Friday, June 18, 2004

WOULD THE REAL FLASH BOGI PLEASE MAKE SENSE
I recently had an identity crisis, Flogophiles. I met Butterfly and Courto in The Orchard in Rathfarnham,along with all of Courto's mates from school. The evening started off on a ghostly note, with Courto telling us stories of hauntings in his house, but that wasn't the spookiest moment, no no. Those of you with faint hearts should look at
  • www.nicefluffykittens.com
  • right now! During the night I continuously heard my name being called: "Flash!" came one cry, then I heard my name being used in varying coversations as I tuned in and out of them. Then it came to me... there was ANOTHER ME there! Or at least, someone who seemed to have the same nickname than me. It didn't help that Flash 2 was taller, stronger, better-looking, wittier and altogether cooler than I was. He was Flash the superhero, whereas I was more like a free sample of Flash liquid - and not the nice new lemony stuff either.

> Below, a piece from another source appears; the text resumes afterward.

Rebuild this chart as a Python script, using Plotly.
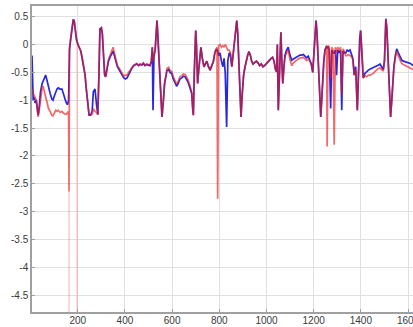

    "Flash" seems to be little more than ironic nomenclature at times, despite the fact that I do try and make my job "flash" and exciting. I regale my listening audience with tales from my intrepid medievalist adventuring (some more ironic nomenclature). Last week, for example, I went to visit the Book of Kells, only to find it had been absconded by some Nazi treasure hunters. I hopped on a plane to try and catch them ,but both pilots parachuted out of the plane and I was left with a beautiful but feisty cabaret singer with a man's name and - bizarrely - an annoying lippy little Asian kid who was a bit retarded frankly. We crashlanded on some beautiful location somewhere and after saving a few villages and stuff I infiltrated a top-level Nazi base, where it was practice-your-english day and all the Germans - that I had no trouble rendering unconscious - were exactly my uniform size. I got captured however, whereupon I had a hilarious reunion with my father Sean Connery, where after some excellently entertaining dialogue, we escaped on a motorbike and sidecar. By happy coincidence, we found ourelves on the road to where the Holy Grail was kept, and we, the Nazis (who aren't so bad after all once you get to know them) That Arab guy with the Fez, and a crusader knight made the Cup of Christ into a beer-bong and partied til dawn. Sadly for the retarded Asian kid, we stuck a few chinese fireworks up his arse for a laugh, before we realised it was actually miners dynamite. Ah well, at least it shut the snivelling little fucker up.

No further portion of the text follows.